:: Supplied material ::
begin

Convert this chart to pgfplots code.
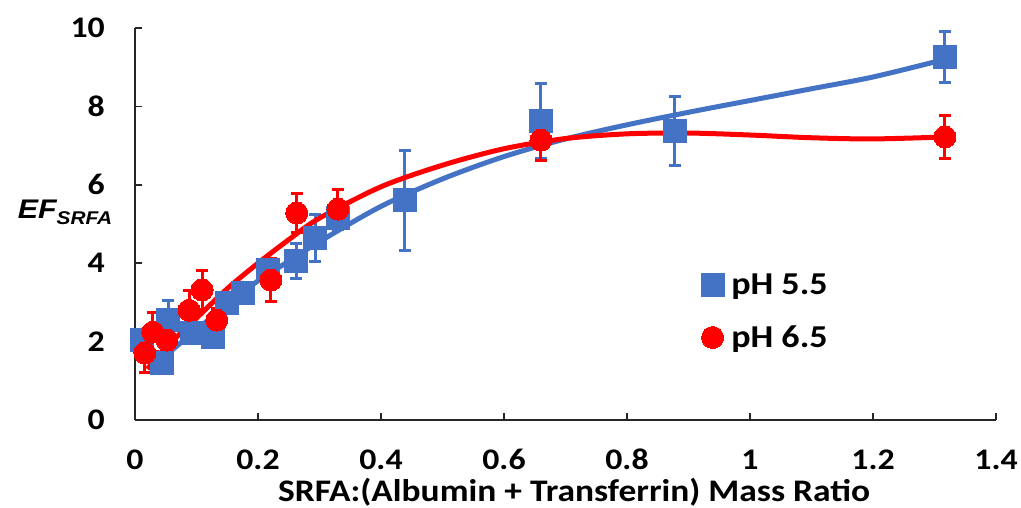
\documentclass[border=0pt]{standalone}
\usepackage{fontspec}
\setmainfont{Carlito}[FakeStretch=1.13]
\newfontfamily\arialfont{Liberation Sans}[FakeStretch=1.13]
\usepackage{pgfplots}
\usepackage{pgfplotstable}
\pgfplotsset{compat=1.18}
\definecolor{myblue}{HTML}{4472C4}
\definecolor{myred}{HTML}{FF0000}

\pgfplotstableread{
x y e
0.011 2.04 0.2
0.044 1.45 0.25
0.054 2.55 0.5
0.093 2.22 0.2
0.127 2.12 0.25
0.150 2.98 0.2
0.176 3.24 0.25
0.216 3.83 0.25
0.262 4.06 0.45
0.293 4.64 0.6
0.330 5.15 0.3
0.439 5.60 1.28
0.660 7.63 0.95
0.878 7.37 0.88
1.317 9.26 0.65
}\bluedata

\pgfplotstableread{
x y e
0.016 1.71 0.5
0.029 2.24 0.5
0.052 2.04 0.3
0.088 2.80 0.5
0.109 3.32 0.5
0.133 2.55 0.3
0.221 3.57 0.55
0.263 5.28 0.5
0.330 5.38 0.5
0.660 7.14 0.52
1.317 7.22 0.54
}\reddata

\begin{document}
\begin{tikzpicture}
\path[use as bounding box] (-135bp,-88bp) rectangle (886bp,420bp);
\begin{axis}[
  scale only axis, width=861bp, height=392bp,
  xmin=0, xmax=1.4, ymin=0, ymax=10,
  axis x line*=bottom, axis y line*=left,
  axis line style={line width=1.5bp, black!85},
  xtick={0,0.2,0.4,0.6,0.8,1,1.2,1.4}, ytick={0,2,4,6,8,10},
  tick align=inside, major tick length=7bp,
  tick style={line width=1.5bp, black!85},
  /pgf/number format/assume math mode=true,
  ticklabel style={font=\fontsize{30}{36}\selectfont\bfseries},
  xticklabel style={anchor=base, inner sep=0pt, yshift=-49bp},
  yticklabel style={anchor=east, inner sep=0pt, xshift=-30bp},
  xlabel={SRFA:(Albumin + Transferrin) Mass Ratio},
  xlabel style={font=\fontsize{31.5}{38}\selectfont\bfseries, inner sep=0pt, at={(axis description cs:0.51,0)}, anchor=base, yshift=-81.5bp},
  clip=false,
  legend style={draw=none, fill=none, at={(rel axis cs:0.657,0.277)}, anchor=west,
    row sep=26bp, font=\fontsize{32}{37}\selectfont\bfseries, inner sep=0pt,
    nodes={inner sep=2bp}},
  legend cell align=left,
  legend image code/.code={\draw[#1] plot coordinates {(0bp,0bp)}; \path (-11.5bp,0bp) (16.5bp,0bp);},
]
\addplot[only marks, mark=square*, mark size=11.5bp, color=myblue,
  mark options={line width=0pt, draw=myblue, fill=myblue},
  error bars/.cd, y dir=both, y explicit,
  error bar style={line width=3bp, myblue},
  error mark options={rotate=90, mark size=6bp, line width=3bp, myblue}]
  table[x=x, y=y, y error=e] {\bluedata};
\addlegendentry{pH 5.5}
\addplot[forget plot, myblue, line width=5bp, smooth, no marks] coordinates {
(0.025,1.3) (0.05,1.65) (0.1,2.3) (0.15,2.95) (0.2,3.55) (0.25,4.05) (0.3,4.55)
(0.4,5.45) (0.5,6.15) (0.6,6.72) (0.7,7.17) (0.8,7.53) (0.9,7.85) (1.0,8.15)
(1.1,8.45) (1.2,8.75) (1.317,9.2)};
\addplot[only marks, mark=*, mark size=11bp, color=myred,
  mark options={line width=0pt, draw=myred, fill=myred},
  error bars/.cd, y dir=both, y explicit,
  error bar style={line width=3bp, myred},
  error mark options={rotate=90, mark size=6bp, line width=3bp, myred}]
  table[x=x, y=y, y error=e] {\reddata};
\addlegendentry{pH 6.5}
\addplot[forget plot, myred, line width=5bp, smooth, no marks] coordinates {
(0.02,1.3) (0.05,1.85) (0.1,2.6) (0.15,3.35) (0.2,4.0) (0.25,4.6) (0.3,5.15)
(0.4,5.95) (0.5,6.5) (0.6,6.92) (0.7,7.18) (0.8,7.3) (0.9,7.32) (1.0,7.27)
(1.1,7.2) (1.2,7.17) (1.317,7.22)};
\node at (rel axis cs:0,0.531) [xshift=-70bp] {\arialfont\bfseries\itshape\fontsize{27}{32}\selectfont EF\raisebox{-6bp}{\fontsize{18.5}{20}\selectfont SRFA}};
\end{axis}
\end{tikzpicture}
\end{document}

end

:: Exercise ::
Leave out the pictures and output the rest of the material exactly as written.

:: Answer to the problem ::
Convert this chart to pgfplots code.
\documentclass[border=0pt]{standalone}
\usepackage{fontspec}
\setmainfont{Carlito}[FakeStretch=1.13]
\newfontfamily\arialfont{Liberation Sans}[FakeStretch=1.13]
\usepackage{pgfplots}
\usepackage{pgfplotstable}
\pgfplotsset{compat=1.18}
\definecolor{myblue}{HTML}{4472C4}
\definecolor{myred}{HTML}{FF0000}

\pgfplotstableread{
x y e
0.011 2.04 0.2
0.044 1.45 0.25
0.054 2.55 0.5
0.093 2.22 0.2
0.127 2.12 0.25
0.150 2.98 0.2
0.176 3.24 0.25
0.216 3.83 0.25
0.262 4.06 0.45
0.293 4.64 0.6
0.330 5.15 0.3
0.439 5.60 1.28
0.660 7.63 0.95
0.878 7.37 0.88
1.317 9.26 0.65
}\bluedata

\pgfplotstableread{
x y e
0.016 1.71 0.5
0.029 2.24 0.5
0.052 2.04 0.3
0.088 2.80 0.5
0.109 3.32 0.5
0.133 2.55 0.3
0.221 3.57 0.55
0.263 5.28 0.5
0.330 5.38 0.5
0.660 7.14 0.52
1.317 7.22 0.54
}\reddata

\begin{document}
\begin{tikzpicture}
\path[use as bounding box] (-135bp,-88bp) rectangle (886bp,420bp);
\begin{axis}[
  scale only axis, width=861bp, height=392bp,
  xmin=0, xmax=1.4, ymin=0, ymax=10,
  axis x line*=bottom, axis y line*=left,
  axis line style={line width=1.5bp, black!85},
  xtick={0,0.2,0.4,0.6,0.8,1,1.2,1.4}, ytick={0,2,4,6,8,10},
  tick align=inside, major tick length=7bp,
  tick style={line width=1.5bp, black!85},
  /pgf/number format/assume math mode=true,
  ticklabel style={font=\fontsize{30}{36}\selectfont\bfseries},
  xticklabel style={anchor=base, inner sep=0pt, yshift=-49bp},
  yticklabel style={anchor=east, inner sep=0pt, xshift=-30bp},
  xlabel={SRFA:(Albumin + Transferrin) Mass Ratio},
  xlabel style={font=\fontsize{31.5}{38}\selectfont\bfseries, inner sep=0pt, at={(axis description cs:0.51,0)}, anchor=base, yshift=-81.5bp},
  clip=false,
  legend style={draw=none, fill=none, at={(rel axis cs:0.657,0.277)}, anchor=west,
    row sep=26bp, font=\fontsize{32}{37}\selectfont\bfseries, inner sep=0pt,
    nodes={inner sep=2bp}},
  legend cell align=left,
  legend image code/.code={\draw[#1] plot coordinates {(0bp,0bp)}; \path (-11.5bp,0bp) (16.5bp,0bp);},
]
\addplot[only marks, mark=square*, mark size=11.5bp, color=myblue,
  mark options={line width=0pt, draw=myblue, fill=myblue},
  error bars/.cd, y dir=both, y explicit,
  error bar style={line width=3bp, myblue},
  error mark options={rotate=90, mark size=6bp, line width=3bp, myblue}]
  table[x=x, y=y, y error=e] {\bluedata};
\addlegendentry{pH 5.5}
\addplot[forget plot, myblue, line width=5bp, smooth, no marks] coordinates {
(0.025,1.3) (0.05,1.65) (0.1,2.3) (0.15,2.95) (0.2,3.55) (0.25,4.05) (0.3,4.55)
(0.4,5.45) (0.5,6.15) (0.6,6.72) (0.7,7.17) (0.8,7.53) (0.9,7.85) (1.0,8.15)
(1.1,8.45) (1.2,8.75) (1.317,9.2)};
\addplot[only marks, mark=*, mark size=11bp, color=myred,
  mark options={line width=0pt, draw=myred, fill=myred},
  error bars/.cd, y dir=both, y explicit,
  error bar style={line width=3bp, myred},
  error mark options={rotate=90, mark size=6bp, line width=3bp, myred}]
  table[x=x, y=y, y error=e] {\reddata};
\addlegendentry{pH 6.5}
\addplot[forget plot, myred, line width=5bp, smooth, no marks] coordinates {
(0.02,1.3) (0.05,1.85) (0.1,2.6) (0.15,3.35) (0.2,4.0) (0.25,4.6) (0.3,5.15)
(0.4,5.95) (0.5,6.5) (0.6,6.92) (0.7,7.18) (0.8,7.3) (0.9,7.32) (1.0,7.27)
(1.1,7.2) (1.2,7.17) (1.317,7.22)};
\node at (rel axis cs:0,0.531) [xshift=-70bp] {\arialfont\bfseries\itshape\fontsize{27}{32}\selectfont EF\raisebox{-6bp}{\fontsize{18.5}{20}\selectfont SRFA}};
\end{axis}
\end{tikzpicture}
\end{document}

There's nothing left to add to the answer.